Detailed records were kept by the petitioners with respect to the operation and physical condition of each farm. Those records were designed to give the corporations' officers as complete a picture as possible of the condition of each farm at all times. One record book contained information for each farm on such matters as the number of acres planted to each crop, the size of the crop, the price received, the gross income and comparative and combined totals for the five farms for the period of ownership. A second record book contained detailed operating information on each of the farms so that the progress of each one could be followed. This book was divided into several sections devoted to the following matters:

Repairs— the amounts spent on each structure on each farm; the condition of each structure in relation to a long-term improvement program.

Land Maintenance— pictures of the farms; descriptions of the soil types and their locations.

Drainage— maps of tiling installed for the drainage of each field, amounts spent on improving each field after acquisition.

Fences— map of fencing and amounts spent and condition of each section of fence.

Buildings— maps of locations and pictures and descriptions of all buildings, amounts spent on improvements and repairs.

Crop Progress— detailed comments by supervisors as to progress of the growing crops in each year.

Crop Rotation— plats showing the crop plantings in each field and comments on the degree to which each farm was conforming to the long-term rotation plan and comments on the fertilizer used in each field and for each crop.

Cattle Inventory— inventory of cattle owned by each farmer.

Dillon tried to have the operator of each farm maintain sufficient cattle to consume the bulk, if not all, of the farmer's share of the crop, so that the depletion of the soil would be checked by a return to it of a portion of the crop as fertilizer.

The Commissioner determined deficiencies in petitioners' personal holding company surtax liabilities on the ground that the income derived from the farms was ‘rent’ within the meaning of section 502(g) of the Internal Revenue Code of 1939.

The stipulation of facts and exhibits annexed thereto are incorporated herein by this reference.



The issue for decision is whether not the amounts received by the petitioners during the years involved from the five farms owned by them constituted ‘rent’ within the meaning of section 502(g) of the Internal Revenue Code of 1939. The parties have agreed that if these amounts were rent then all other conditions necessary to constitute petitioners personal holding companies during such years were met and the petitioners are liable for the personal holding company surtaxes in the respective amounts determined, but if the amounts are not rent then those surtaxes are not due. Section 502(g) defines ‘rent’ as ‘compensation, however designated, for the use of or right to use, property, * * *.’ See also Regs. 111, sec. 29.502-1 (10).

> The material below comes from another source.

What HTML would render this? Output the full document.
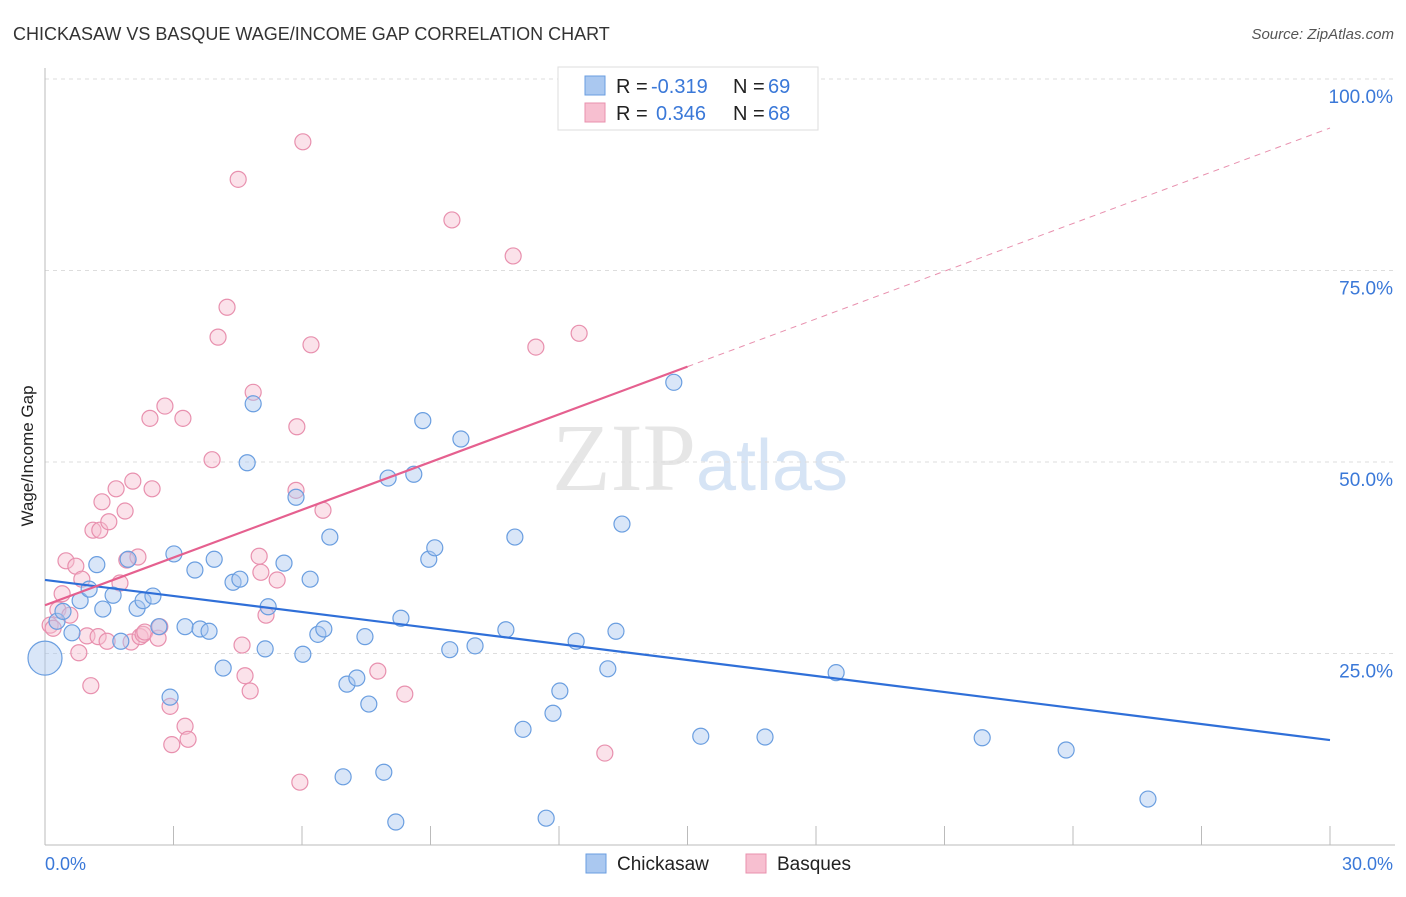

Each party has discussed local law in the hope of showing that it would support that party's contention, but it is conceded on behalf of each that there is no Iowa statute or case directly in point. However, this provision of the Internal Revenue Code should be construed to give a uniform application to a nationwide scheme of taxation if that is at all possible. Burnet v. Harmel, 287 U.S. 103; Western Transmission Corporation 18 T.C.818.

These petitioners were actively engaged in the operation of these farms, and, historically, efforts were made to exclude operating companies from the burden of the surtax of the personal holding company provisions. Those provisions were first enacted in the Revenue Act of 1934 to prevent tax avoidance by wealthy individuals who organized corporations to receive and hold some of their income and thus avoid the high rates on their individual income. H. Rept. No. 704, 73d Cong., 2d Sess. (1934), p. 11. Rent was then deliberately excluded from the definition of personal holding company income in the belief that corporations receiving rent were mostly operating companies and not mere holding companies. S.Rept. No. 558, 73d Cong., 2d Sess. (1934, p. 14; H.Rept. No. 1546, 75th Cong., 1st Sess. (1937), p. 6. A change was made in the Revenue Act of 1937 to prevent corporations which were not bona fide operating companies from escaping the surtax by investing just enough in rental property so that more than 20 per cent of their gross income would be from rent and consequently less than 80 per cent of the gross income would be personal holding company income. Rents were then included in personal holding company income unless they constituted 50 per cent or more of the gross income of the corporation. H. Rept. No. 1546, supra. It was also said in that report that ‘rents' was used in its broadest sense. Definitions of rent have included such phrases as consideration paid for use or occupancy of property; something which a tenant renders out of the profit of the land which he occupies and enjoys; a certain profit either in money, provisions, or labor in return for the use of land. Black's Law Dictionary, 4th ed. (1951); Logan Coal & Timber Association, 42 B.T.A. 529, 536, affd. 122 F.2d 848. Rent is usually payable periodically.

These petitioners were operating companies, and the record does not suggest that the ownership and operation of these farm lands was undertaken by them for the purpose of avoiding personal holding company surtaxes. An owner can receive rent in crops as well as in money, but where the owner who receives a percentage of the crop takes an active part in the operation by reserving and exercising the right of detailed supervision and direction of the operation of the farm, and the farmer is subject to all of the restrictions here present, the farmer appears to be in some category other than that of a tenant, and the money which the petitioners received appears to be more in the nature of income from their own use of their own land than rent received by them for permitting the farmer to use their land. Certainly some part of the amount which these petitioners received was received because of their activities in operating and supervising the farms. The share of the crop taken by the farmers in this case, whether they be considered employees, independent contractors, joint venturers, or something else, was in the nature of payment for their services in carrying out the instructions of the petitioners and their agent, the Farmers National Company, and the share retained by the petitioners was their return for their management and operation of the farms owned by them as well as for the use of their own land in the operations. The definition of rent under which this case must be decided is extremely broad, and it is not easy to fit the arrangements made by these petitioners into a fixed category from which the answer in this case will flow as a matter of course. Nevertheless, a conclusion has to be reached, and it is that the amounts received by the petitioners during the taxable years did not constitute rent within the meaning of section 502(g).

Reviewed by the Court.

Decisions will be entered by the petitioners.